Yachties

Pacific Crossing

Pacific Crossing 5200nm in C&C 3/4T 33 ft.

I left San Francisco for Cabo San Lucas in Baja California, and stayed there about six months. Back in those days Cabo was very primitive with no docks in the harbor - we tied med style to the wall but it was so shallow that we had to go ashore in a dinghy by pulling ourselves along the mooring line. The nearest water source was a single stand pipe, and the water was polluted, so we had to sterilize it with iodine. Every month or so the harbor was so polluted by the boats, that the harbor master kicked us all out and we had to anchor in the bay for a week and it the waves were big enough to overturn the dinghy as we struggled to get ashore.

But is was a great place to stay.

Every morning I would climb the hill to Hotel Sonesta? and sit under an umbrella and have breakfast. I always took a book and spent an hour or so drinking coffee and watching the harbor activities from above. Lunch was in one of the street cafes open on all sides. We once went o the movie theater and brought our own chairs from the boat. It was on the other side of town. When we got there we were told there was no movie this night. So back we went.

Corona was 25 cents. A meal $4 (this was 1988.) I met a lot of interesting people during thoes six months. A Canadian sailor and his dog in a boat he built with no engine. He was going home to Canada via Hawaii. I watched him as he kedged his way out of the crowded harbor using his dinghy to  row an anchor 50 feet ahead of his boat.
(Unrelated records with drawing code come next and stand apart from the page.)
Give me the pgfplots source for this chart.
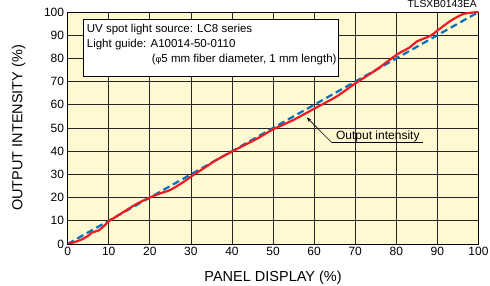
\documentclass[border=0pt]{standalone}
\usepackage{fontspec}
\setmainfont{Liberation Sans}
\usepackage{pgfplots}
\pgfplotsset{compat=1.18}
\usetikzlibrary{arrows.meta}
\definecolor{bgyellow}{RGB}{255,249,210}
\definecolor{cred}{RGB}{237,28,36}
\definecolor{cblue}{RGB}{0,114,188}
\begin{document}
\begin{tikzpicture}
\begin{axis}[
  at={(0pt,0pt)}, anchor=south west,
  scale only axis, width=410.9pt, height=232pt,
  xmin=0, xmax=100, ymin=0, ymax=100,
  xtick={0,10,...,100}, ytick={0,10,...,100},
  grid=major,
  major grid style={black!85, line width=0.6pt},
  major tick length=0pt,
  axis line style={black, line width=0.9pt},
  axis background/.style={fill=bgyellow},
  /pgf/number format/assume math mode=true,
  ticklabel style={font=\fontsize{12}{14}\selectfont},
  label style={font=\fontsize{14.5}{16}\selectfont},
  xlabel={PANEL DISPLAY (\%)},
  ylabel={OUTPUT INTENSITY (\%)},
  xlabel style={at={(axis description cs:0.5,-0.1595)}, anchor=base},
  ylabel style={at={(axis description cs:-0.119,0.5)}, anchor=center},
]
\addplot[cblue, line width=2.2pt, dash pattern=on 7pt off 4pt] coordinates {(0,0) (100,100)};
\addplot[cred, line width=2.2pt, smooth, tension=0.4] coordinates {
(0,0) (2,1) (3.5,2) (5,3.5) (6,5) (7.5,5.8) (9,8) (10,9.8) (12,12) (14.5,14.8)
(17,17.5) (20,20) (22.5,21.8) (25,23.3) (28,26.5) (30,29) (33.7,33.3) (36,36)
(40,39.8) (43,42.6) (46,45.3) (50,49.4) (55,53.5) (60,58.3) (65.4,63.5) (70,69.2)
(75.3,75.3) (80,81.5) (83.3,84.8) (85,87.3) (88.3,89.7) (90,92) (93.2,96.2)
(96.4,99.2) (100,100)};
\draw[black, line width=0.6pt, fill=white] (axis cs:3.8,72.1) rectangle (axis cs:65.9,96.9);
\node[anchor=base west, inner sep=0pt, font=\fontsize{11.5}{13}\selectfont] at (axis cs:4.65,91.1) {UV spot light source: LC8 series};
\node[anchor=base west, inner sep=0pt, font=\fontsize{11.5}{13}\selectfont] at (axis cs:4.65,84.8) {Light guide: A10014-50-0110};
\node[anchor=base east, inner sep=0pt, font=\fontsize{11.5}{13}\selectfont] at (axis cs:65.5,78.1) {({\fontsize{9}{10}\selectfont φ}5 mm fiber diameter, 1 mm length)};
\draw[black, line width=0.6pt, -{Stealth[length=5pt,width=3.5pt]}] (axis cs:64.3,43.7) -- (axis cs:58.2,54.6);
\draw[black, line width=0.6pt] (axis cs:64.3,43.7) -- (axis cs:86.6,43.7);
\node[anchor=base, inner sep=0pt, font=\fontsize{12}{14}\selectfont] at (axis cs:75.5,45.2) {Output intensity};
\end{axis}
\node[anchor=base east, inner sep=0pt, font=\fontsize{10.3}{12}\selectfont] at (409.4pt,236pt) {TLSXB0143EA};
\pgfresetboundingbox
\path[use as bounding box] (-67.6pt,-42pt) rectangle (422.4pt,244pt);
\end{tikzpicture}
\end{document}
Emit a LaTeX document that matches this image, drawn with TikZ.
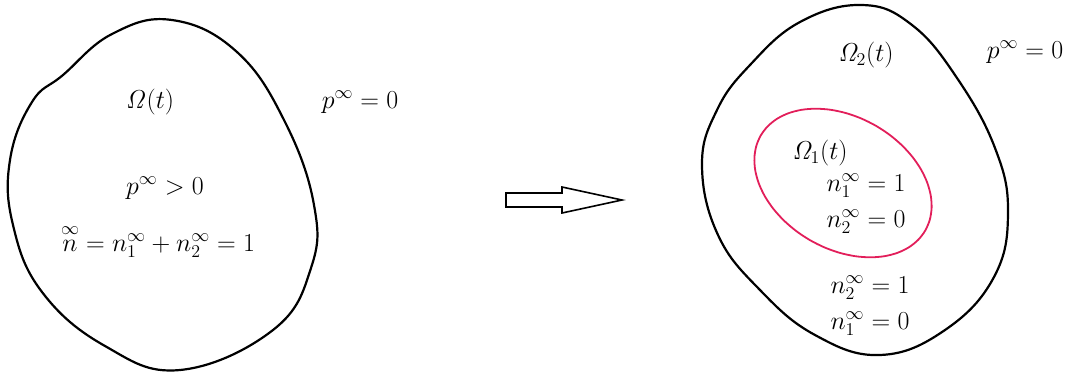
\documentclass[tikz,border=0pt]{standalone}
\usepackage{amsmath}
\definecolor{pinkline}{RGB}{226,30,90}
\tikzset{
  blob/.style={line width=2.2pt, black},
  inner/.style={line width=1.8pt, pinkline},
  lab/.style={font=\LARGE, scale=1.5, transform shape, inner sep=0pt},
  bigarrow/.style={line width=1.6pt, black, fill=white}
}
\begin{document}
\begin{tikzpicture}[x=1pt,y=-1pt]
\useasboundingbox (0,0) rectangle (1071,376);
% left blob
\draw[blob] plot[smooth cycle, tension=0.7] coordinates {
 (10,160) (32,102) (63,75) (112,34) (172,20) (237,52) (285,122) (314,205)
 (311,268) (273,330) (180,370) (105,346) (42,292) (13,225)};
% right blob
\draw[blob] plot[smooth cycle, tension=0.7] coordinates {
 (702,165) (717,110) (750,65) (800,22) (862,5) (912,25) (957,78) (995,148)
 (1008,212) (994,277) (945,330) (880,355) (815,335) (760,290) (718,235)};
% inner ellipse
\draw[inner] plot[smooth cycle, domain=0:350, samples=36, variable=\t]
 ({843+95*cos(\t)*cos(30)-66*sin(\t)*sin(30)},{183+95*cos(\t)*sin(30)+66*sin(\t)*cos(30)});
% block arrow
\coordinate (arrowtail) at (506,200);
\coordinate (arrowtip) at (622,200);
\draw[bigarrow,line join=miter] (arrowtail) ++(0,-7) -- ++(56,0) -- ++(0,-6) -- (arrowtip)
  -- (562,213) -- ++(0,-6) -- ++(-56,0) -- cycle;
% labels left
\node[lab] (om) at (150,102) {$\mathit{\Omega}(t)$};
\node[lab] (p0l) at (360,102) {$p^{\infty}=0$};
\node[lab] (ppos) at (165,188) {$p^{\infty}>0$};
\node[lab] (nsum) at (158,241) {$\overset{\infty}{n}=n_1^{\infty}+n_2^{\infty}=1$};
% labels right
\node[lab] (om2) at (866,55) {$\mathit{\Omega}_2(t)$};
\node[lab] (p0r) at (1025,52) {$p^{\infty}=0$};
\node[lab] (om1) at (820,153) {$\mathit{\Omega}_1(t)$};
\node[lab] (a1) at (866,186) {$n_1^{\infty}=1$};
\node[lab] (a2) at (866,222) {$n_2^{\infty}=0$};
\node[lab] (b1) at (870,288) {$n_2^{\infty}=1$};
\node[lab] (b2) at (870,324) {$n_1^{\infty}=0$};
\end{tikzpicture}
\end{document}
Then he clambered on board and pulled the boat to where the anchor was located, dropped a second anchor, and rowed the first to a new location to repeat the performance.

A Dutchman arrived who had only one weeks experience on a boat yet planned to sail 2800 nm to Hawaii alone. He had no charts except Shell Oil road maps, and he didn’t know how to navigate. He expected to find Hawaii by sailing due West until he came across an Island. He was a very experienced traveller - his stories were fascinating. I taught him how to use a sextant, and how to deal with emergencies, and in the end he decided it was just too risky, and sold his boat, and went to Panama and Columbia by road with a New York taxi driver ( a girl) who had driven all the way from NY to find adventure.

A family with five kids aged 5 to 11 arrived in Cabo with plans to sail to Fiji. The skipper had bought this 55 ft yacht in Vancouver and learned how to sail it going down the California coast with the owners. In San Francisco the previous owners left the boat, and his family moved aboard. They went from marina to marina, but when they hit Baja California they had to anchor in Bays, and they didn’t know how to anchor. In Cabo, where I met them, they confessed they didn’t know much about cruising, but they were determined to make a trip as a family before the kids all went to College. He was a lawyer. Somehow they made it to Fiji where he got a job with the Government. The kids flew back to school in Canada. He sold the boat.

When my six month visa expired, I moved to the PV area, to a marina in Nuevo Vallarta, which was a condo resort with a big marina, but in those days there were only a dozen yachts in the marina and the condos were empty. There was a small grocery store at the marina. For fresh bread and other stuff we had to walk a mile to the main road to catch a bus into Puerto Vallarta. Sometimes it was so crowded I had to stand on the outside of the bus. Inside there ofter were big holes in the floor which I had to straddle.